I Love You, Princess Ekaterina AlexandrovnaGloria, in an astonishing act of what I can only call self-flagellation, has read Anna Karenina.
This is inconceivable. I didn't know anyone on this planet had ever read Anna Karenina without being threatened by failing grade or court order.
I know, I know. It's a classic. Tolstoy is a genius. Blah blah blah blah blah. Anna Karenina is eight hundred pages long. It's so long that you can write a book about reading it. Here's the Cliff's Notes version of Important Facts About Tolstoy: he lived in an era when paper was cheaper than editors. Anything can be explained in twenty more pages. And it is. The first line in Anna Karenina is "Vengeance is mine. I will repay." That's not an epigraph--it's a statement of work.
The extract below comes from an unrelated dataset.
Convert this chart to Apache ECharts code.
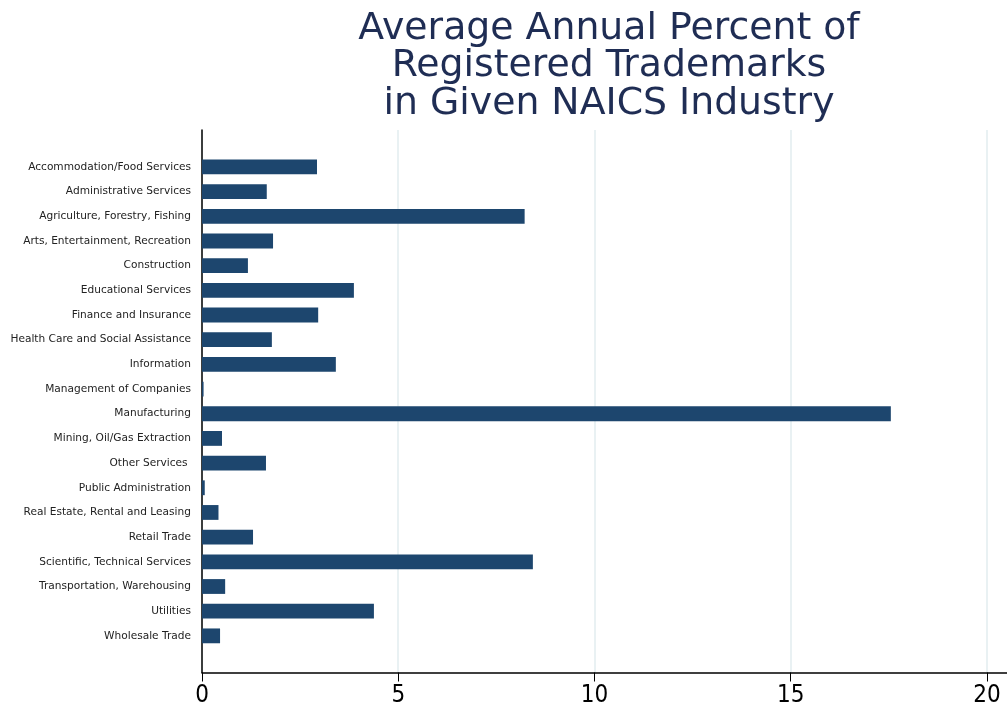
<!DOCTYPE html>
<html>
<head>
<meta charset="utf-8">
<script src="https://cdn.jsdelivr.net/npm/echarts@6/dist/echarts.min.js"></script>
<style>
  html, body { margin: 0; padding: 0; background: #fff; }
  #main { width: 1007px; height: 711px; }
</style>
</head>
<body>
<div id="main"></div>
<script>
// industries, top to bottom
const industries = [
  'Accommodation/Food Services',
  'Administrative Services',
  'Agriculture, Forestry, Fishing',
  'Arts, Entertainment, Recreation',
  'Construction',
  'Educational Services',
  'Finance and Insurance',
  'Health Care and Social Assistance',
  'Information',
  'Management of Companies',
  'Manufacturing',
  'Mining, Oil/Gas Extraction',
  'Other Services ',
  'Public Administration',
  'Real Estate, Rental and Leasing',
  'Retail Trade',
  'Scientific, Technical Services',
  'Transportation, Warehousing',
  'Utilities',
  'Wholesale Trade'
];
const percents = [
  2.93, 1.65, 8.22, 1.81, 1.17, 3.87, 2.96, 1.78, 3.41, 0.04,
  17.55, 0.51, 1.63, 0.07, 0.42, 1.30, 8.43, 0.59, 4.38, 0.46
];
const xTicks = [0, 5, 10, 15, 20];

const MyChart = echarts.init(document.getElementById('main'));
const font = 'DejaVu Sans';

let option = {
  animation: false,
  backgroundColor: '#fff',
  title: {
    text: 'Average Annual Percent of\nRegistered Trademarks\nin Given NAICS Industry',
    left: 604,
    top: 5,
    textAlign: 'center',
    textStyle: {
      fontFamily: font,
      fontSize: 37.8,
      fontWeight: 'normal',
      color: '#1f2d54',
      lineHeight: 37.5
    }
  },
  grid: [
    // bars
    { left: 202, right: 20, top: 154.6, bottom: 62.8 },
    // frame: axis lines + gridlines
    { left: 202, right: 0, top: 130, bottom: 38.5 }
  ],
  xAxis: [
    {
      gridIndex: 0, type: 'value', min: 0, max: 20, show: false
    },
    {
      gridIndex: 1, type: 'value', min: 0, max: 20.51, interval: 5,
      axisLine: { show: true, lineStyle: { color: '#000', width: 1.5 } },
      axisTick: { show: true, length: 9, customValues: xTicks, lineStyle: { color: '#000', width: 1 } },
      axisLabel: {
        customValues: xTicks, margin: 11,
        fontFamily: 'DejaVu Sans Condensed, DejaVu Sans', fontSize: 24, color: '#000'
      },
      splitLine: { show: true, lineStyle: { color: '#e9f1f3', width: 2 } }
    }
  ],
  yAxis: [
    {
      gridIndex: 0, type: 'category', data: industries, inverse: true,
      axisLine: { show: false },
      axisTick: { show: false },
      axisLabel: { fontFamily: font, fontSize: 10.6, color: '#222', margin: 11 }
    },
    {
      gridIndex: 1, type: 'value', min: 0, max: 1,
      axisLine: { show: true, onZero: false, lineStyle: { color: '#000', width: 1.5 } },
      axisTick: { show: false },
      axisLabel: { show: false },
      splitLine: { show: false }
    }
  ],
  series: [
    {
      type: 'bar',
      xAxisIndex: 0,
      yAxisIndex: 0,
      data: percents,
      barWidth: '60%',
      itemStyle: { color: '#1d466e' }
    }
  ]
};
MyChart.setOption(option);
</script>
</body>
</html>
War and Peace? I never made it to peace.
Here's what Tolstoy had to say about his own readers: "he has to work ten, twelve, fourteen, or more hours a day, at alien, monotonous, tedious work, often pernicious to health and life." Okay, he actually said that about laborers, but who could tell?
What Tolstoy needed was a vampire. He could ramble on for thirty pages about wheat harvests or politics, but then, if he threw in a vampire, we'd all snap to attention. He was a count, after all--how much more of a hint did he need? Just lob in He would need to feed soon every third chapter and it's golden. Here's an example:
He was a completely new name in the circle of the noblemen, but he was obviously a success, and he was not mistaken in thinking that he had already gained influence among them. Contributing to that influence were: his wealth and high birth, his splendid lodgings in town, which his old acquaintance, Shirkov, a financial dealer who had established a flourishing bank in Kashin, allowed him to use; an excellent chef, whom Vronsky had brought along from the country; his friendship with the governor; who had been Vronsky's comrade, and a patronized comrade at that; and most of all his simple, equable treatment of everyone, which very soon made most of the noblemen change their opinion about his supposed pride.
He would need to feed soon.
Vampires create built-in dramatic tension. Who will they bite next? Will they make it to their coffins before the sun rises? And do they ever take showers?
Fyodor Mikhailovich Dostoevsky. Now there's a guy who could have used a few vampires.